Christmas Island wetland

Hosnies Spring formerly Hosnie's Spring or Hosnies Springs) is a wetland on Christmas Island, an Australian external territory in the eastern Indian Ocean. It has been recognised as being of international importance by designation under the Ramsar Convention on Wetlands.

==History==
Hosnies Spring was known earlier but the unique ecosystem was noted in late 1980s. It was incorporated into the Christmas Island National Park in 1989, and listed on 11 December 1990 as Ramsar site 512, one of two such sites on the island and the smallest in the world.
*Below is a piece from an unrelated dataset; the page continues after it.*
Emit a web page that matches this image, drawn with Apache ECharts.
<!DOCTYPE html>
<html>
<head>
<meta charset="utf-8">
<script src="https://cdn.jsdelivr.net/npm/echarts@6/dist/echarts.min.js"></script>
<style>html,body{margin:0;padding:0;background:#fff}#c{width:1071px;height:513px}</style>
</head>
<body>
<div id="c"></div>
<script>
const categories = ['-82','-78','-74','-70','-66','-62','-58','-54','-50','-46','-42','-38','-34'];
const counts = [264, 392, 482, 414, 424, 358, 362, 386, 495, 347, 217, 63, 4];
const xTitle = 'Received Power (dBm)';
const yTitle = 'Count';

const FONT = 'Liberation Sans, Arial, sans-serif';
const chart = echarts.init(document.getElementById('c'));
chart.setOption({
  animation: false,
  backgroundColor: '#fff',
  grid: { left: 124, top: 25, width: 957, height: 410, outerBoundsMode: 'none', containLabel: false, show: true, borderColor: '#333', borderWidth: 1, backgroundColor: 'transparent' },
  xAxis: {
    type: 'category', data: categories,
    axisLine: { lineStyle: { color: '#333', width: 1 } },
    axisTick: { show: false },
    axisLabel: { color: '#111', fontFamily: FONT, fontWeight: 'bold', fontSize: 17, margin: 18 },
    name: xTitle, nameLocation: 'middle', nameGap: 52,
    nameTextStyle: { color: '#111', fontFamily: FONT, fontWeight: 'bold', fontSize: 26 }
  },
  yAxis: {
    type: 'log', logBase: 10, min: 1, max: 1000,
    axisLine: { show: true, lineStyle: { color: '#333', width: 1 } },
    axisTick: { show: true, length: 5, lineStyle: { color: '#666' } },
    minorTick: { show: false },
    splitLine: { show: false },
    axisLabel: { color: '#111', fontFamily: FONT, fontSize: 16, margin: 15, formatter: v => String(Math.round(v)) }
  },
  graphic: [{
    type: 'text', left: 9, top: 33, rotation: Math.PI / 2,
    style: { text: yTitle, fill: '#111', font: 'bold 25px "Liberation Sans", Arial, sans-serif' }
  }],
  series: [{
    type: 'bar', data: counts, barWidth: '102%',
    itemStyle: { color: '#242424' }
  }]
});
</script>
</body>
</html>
In 2010 a proposal was made to increase the area of the Ramsar site to 202 ha. Justification for its Ramsar designation is because it:
- is an example of a type of unusual wetland unique to Christmas Island;
- supports a unique assemblage of flora locally restricted to the one location, and additionally several endemic and vulnerable species;
- is of special value for locally restricted species as well as several endemics.

Although some restricted phosphate mining occurs nearby, human activity has had little impact on the site.

==Description==
The small, 3,300 m^{2} site comprises permanent freshwater streams and seepages emerging from the base of a cliff on an uplifted marine terrace about 24–37 m asl and 120 m inland from the seaward cliff.

==Flora and fauna==
The springs form a wetland supporting a unique 120,000-year-old stand of the mangroves Bruguiera gymnorhiza and Bruguiera sexangula. The stand contains between 300 and 600 trees, including some of the largest Bruguiera ever recorded, several with trunks of more than 80 cm diameter and with a canopy 30–40 m high. Several species of birds and crabs endemic to the island occur on the site.